Enhancing the electrochemical performance of carbon-based materials for energy storage devices typically involves key strategies, such as intentionally modifying the composition through functionalization. This study demonstrated the performance of functionalized graphene oxide (FGO) electrodes for supercapacitors (SCs) modified using 1,5-naphthalene diamine (1,5-NPDA). We have synthesized GO and FGO structures using a gentle, efficient approach under environmentally friendly conditions for high-performance SCs.
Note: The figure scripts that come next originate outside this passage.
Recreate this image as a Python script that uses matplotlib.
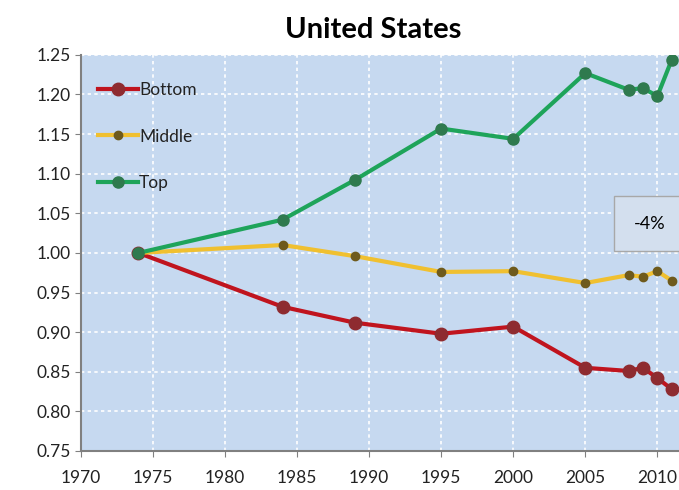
import matplotlib.pyplot as plt

plt.rcParams['font.family'] = ['Lato', 'DejaVu Sans']

years = [1974, 1984, 1989, 1995, 2000, 2005, 2008, 2009, 2010, 2011]
bottom = [1.000, 0.932, 0.912, 0.898, 0.907, 0.855, 0.851, 0.855, 0.842, 0.828]
middle = [1.000, 1.010, 0.996, 0.976, 0.977, 0.962, 0.972, 0.970, 0.977, 0.965]
top = [1.000, 1.042, 1.092, 1.157, 1.144, 1.227, 1.206, 1.208, 1.198, 1.244]

fig = plt.figure(figsize=(6.79, 4.90), dpi=100)
ax = fig.add_axes([0.119, 0.0796, 0.881, 0.8084])
ax.set_facecolor('#c6d9f0')

ax.plot(years, bottom, color='#c0141e', lw=3, marker='o', ms=9,
        mfc='#8e2b30', mec='#8e2b30', label='Bottom', zorder=3)
ax.plot(years, middle, color='#f0c030', lw=3, marker='o', ms=6,
        mfc='#6e5a1c', mec='#6e5a1c', label='Middle', zorder=3)
ax.plot(years, top, color='#1ea45a', lw=3, marker='o', ms=8,
        mfc='#2f7a4e', mec='#2f7a4e', label='Top', zorder=3)

ax.set_xlim(1970, 2011.5)
ax.set_ylim(0.75, 1.25)
ax.set_xticks(range(1970, 2011, 5))
ax.set_yticks([0.75 + 0.05 * i for i in range(11)])
ax.set_yticklabels([f'{0.75 + 0.05 * i:.2f}' for i in range(11)])
ax.tick_params(labelsize=12.5, length=4, color='#808080', labelcolor='#222222')
ax.tick_params(axis='x', pad=10)
ax.grid(True, color='white', ls=(0, (2, 2)), lw=1.2)
ax.set_axisbelow(True)
for s in ['top', 'right']:
    ax.spines[s].set_visible(False)
for s in ['left', 'bottom']:
    ax.spines[s].set_color('#808080')
    ax.spines[s].set_linewidth(1.5)

ax.legend(loc='upper left', frameon=False, fontsize=12.5, labelspacing=1.75,
          handlelength=2.3, handletextpad=0.05, borderaxespad=0.6,
          bbox_to_anchor=(0.0, 0.975), labelcolor='#222222')

ax.text(2009.5, 1.037, '-4%', fontsize=13, ha='center', va='center',
        clip_on=False,
        bbox=dict(boxstyle='square,pad=1.1', fc='#d3dfee', ec='#a8a8a8'))

fig.suptitle('United States', fontsize=21, fontweight='bold', y=0.965, x=0.549)

fig.savefig('out.png', dpi=100)
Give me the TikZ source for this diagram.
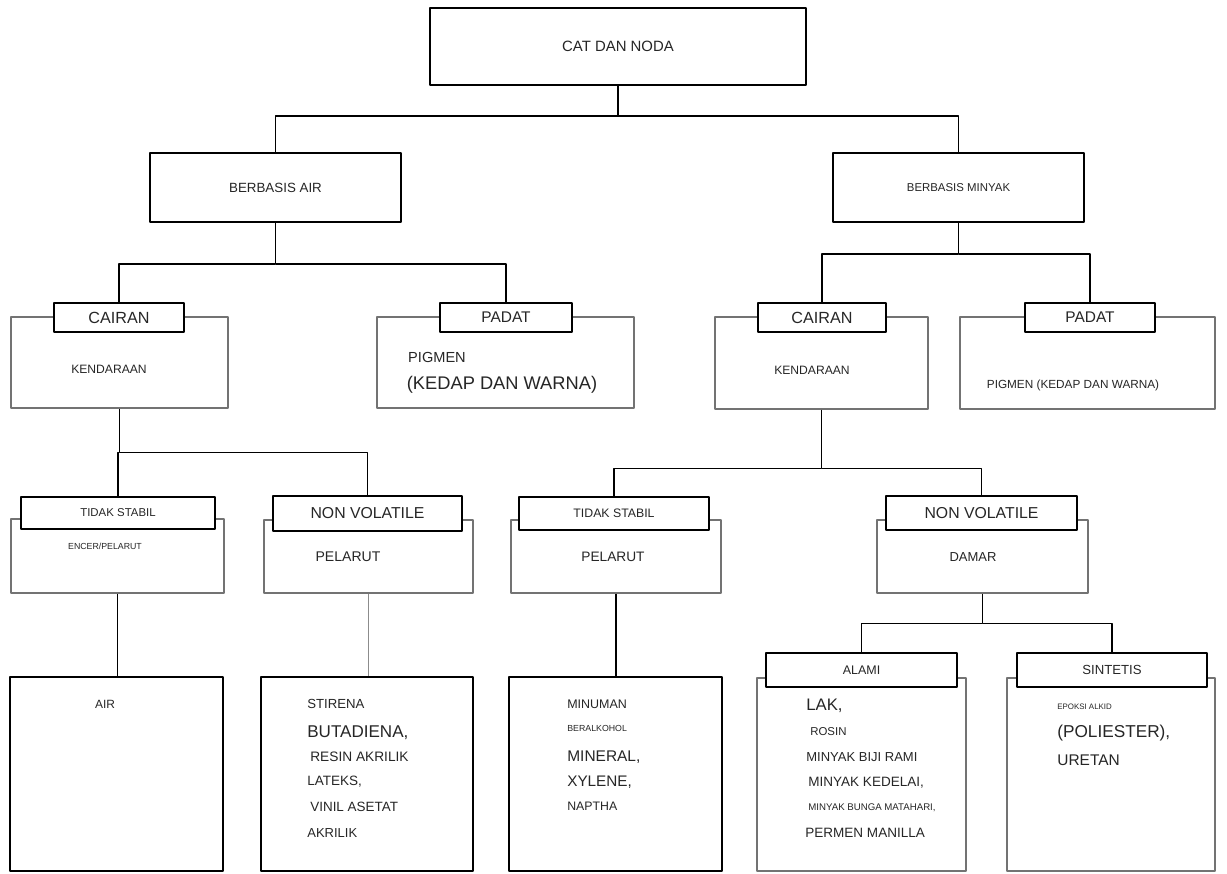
\documentclass[tikz,border=0pt]{standalone}
\usepackage{fontspec}
\setmainfont{Liberation Sans}
\newcommand{\uk}[1]{\fontsize{#1}{#1}\selectfont}
\begin{document}
\begin{tikzpicture}[x=0.02cm,y=-0.02cm,line join=round,font=\uk{7},text=black!85,
	kotak/.style 2 args={draw,line width=1.2pt,fill=white,inner sep=0pt,minimum width=#1*0.02cm,minimum height=#2*0.02cm},
	isi/.style 2 args={draw=black!55,line width=0.8pt,inner sep=0pt,minimum width=#1*0.02cm,minimum height=#2*0.02cm},
	garis/.style={line width=0.7pt}]
	\fill[white] (0,0) rectangle (1227,873);
	\useasboundingbox (0,0) rectangle (1227,873);
	% tingkat atas
	\node[kotak={376}{77}] (cat) at (618,46.5) {\uk{8.5}CAT DAN NODA};
	\node[kotak={251}{69}] (bair) at (275.5,187.5) {\uk{7.6}BERBASIS AIR};
	\node[kotak={251}{69}] (bminyak) at (958.5,187.5) {\uk{6.5}BERBASIS MINYAK};
	% kotak isi + tab judul
	\foreach \n/\x/\y/\w/\h/\tx/\ty/\tw/\th/\s/\t in {
		cair1/119.5/362.5/217/91/119/317.5/130/29/9.2/CAIRAN,
		padat1/505.5/362.5/257/91/506/317.5/132/29/8.8/PADAT,
		cair2/821.5/363/213/92/822/317.5/128/29/9.2/CAIRAN,
		padat2/1087.5/363/255/92/1090/317.5/130/29/8.8/PADAT,
		tidak1/117.5/556/213/74/118/513/194/32/6.5/TIDAK STABIL,
		nonvol1/368.5/556.5/209/73/367.5/513.5/189/35/9/NON VOLATILE,
		tidak2/616/556.5/210/73/614/513.5/190/33/7/TIDAK STABIL,
		nonvol2/982.5/556.5/211/73/981.5/513/191/34/9/NON VOLATILE,
		alami/861.5/774.5/209/193/861.5/670/191/34/7.1/ALAMI,
		sintetis/1111/774.5/208/193/1112/670/190/34/7.5/SINTETIS}{
		\node[isi={\w}{\h}] (\n) at (\x,\y) {};
		\node[kotak={\tw}{\th}] (\n t) at (\tx,\ty) {\uk{\s}\t};
	}
	\node[kotak={213}{194}] (air) at (116.5,774) {};
	\node[kotak={212}{194}] (stirena) at (367,774) {};
	\node[kotak={213}{194}] (minuman) at (615.5,774) {};
	% teks tengah
	\foreach \n/\x/\y/\s/\t in {ken1/109/369/6.9/KENDARAAN, pig1a/437/357/8.3/PIGMEN,
		pig1b/502/385/10.4/(KEDAP DAN WARNA), ken2/812/370/6.9/KENDARAAN,
		pig2/1073/385/6.7/PIGMEN (KEDAP DAN WARNA), enc/105/546/5/{ENCER/PELARUT},
		pel1/348/557/8/PELARUT, pel2/613/557/7.8/PELARUT, dam/973/557/7.4/DAMAR,
		tair/105/704/6.8/AIR}
		\node[font=\uk{\s}] (\n) at (\x,\y) {\t};
	% daftar rata kiri
	\foreach \n/\x/\y/\s/\t in {st1/307/704/7.5/STIRENA, st2/307/733/9.7/{BUTADIENA,},
		st3/310/757/7.8/RESIN AKRILIK, st4/307/782/7.7/{LATEKS,},
		st5/310/807/7.65/VINIL ASETAT, st6/307/833/7.4/AKRILIK,
		mn1/567/704/7.1/MINUMAN, mn2/567/728/5/BERALKOHOL, mn3/567/757/8.8/{MINERAL,},
		mn4/567/782/8.7/{XYLENE,}, mn5/567/806/7/NAPTHA,
		al1/806/706/9.5/{LAK,}, al2/810/732/6.5/ROSIN, al3/806/757/7.4/MINYAK BIJI RAMI,
		al4/808/783/7.7/{MINYAK KEDELAI,}, al5/808/808/5.5/{MINYAK BUNGA MATAHARI,},
		al6/805/833/7.7/PERMEN MANILLA,
		si1/1057/707/4.5/EPOKSI ALKID, si2/1057/733/9.8/{(POLIESTER),}, si3/1057/760/8.8/URETAN}
		\node[font=\uk{\s},anchor=west,inner sep=0pt] (\n) at (\x,\y) {\t};
	% garis penghubung
	\draw[garis] (cat.south) -- ++(0,30) coordinate (c0) -| (bair.north) (c0) -| (bminyak.north);
	\draw[garis] (bair.south) -- ++(0,41) coordinate (c1) -| (cair1t.north) (c1) -| (padat1t.north);
	\draw[garis] (bminyak.south) -- ++(0,31) coordinate (c2) -| (cair2t.north) (c2) -| (padat2t.north);
	\draw[garis] (cair1.south) -- ++(0,44) coordinate (c3) -| (tidak1t.north) (c3) -| (nonvol1t.north);
	\draw[garis] (cair2.south) -- ++(0,59) coordinate (c4) -| (tidak2t.north) (c4) -| (nonvol2t.north);
	\draw[garis] (nonvol2.south) -- ++(0,30) coordinate (c5) -| (alamit.north) (c5) -| (sintetist.north);
	\draw[garis] (tidak1.south) -- (tidak1.south |- air.north);
	\draw[garis,black!45] (nonvol1.south) -- (nonvol1.south |- stirena.north);
	\draw[garis] (tidak2.south) -- (tidak2.south |- minuman.north);
\end{tikzpicture}
\end{document}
Morphological investigation was carried out through field-emission scanning electron microscopy (FE-SEM) images and the layered structure with appropriate porosity was recorded. In addition, characterization tests such as Energy-dispersive X-ray spectroscopy (EDX), elemental mapping, X-ray diffraction (XRD), Fourier transform infrared spectroscopy (FT-IR), and Brunauer–Emmett–Teller (BET) confirmed the studied FGO's structure and its suitability for use in the SC system. The as-prepared FGO has a high specific capacitance (Cs) of 1125 F g⁻¹ at 1 A g⁻¹ in 1 M LiClO₄ electrolyte. This electrode provides the energy density of 90 Wh kg⁻¹ at the highest amount of a power density of 8.133 kW kg⁻¹ with a 97.2 % capacitance retention after 10000 cycles. These carbon-based electrode materials offer valuable insights and a theoretical foundation for utilizing FGOs in energy storage. The results of this study, particularly regarding energy density and power density, opened up new possibilities for using FGO in SCs and reinforced optimism about addressing the limitations of SCs, specifically their low energy density.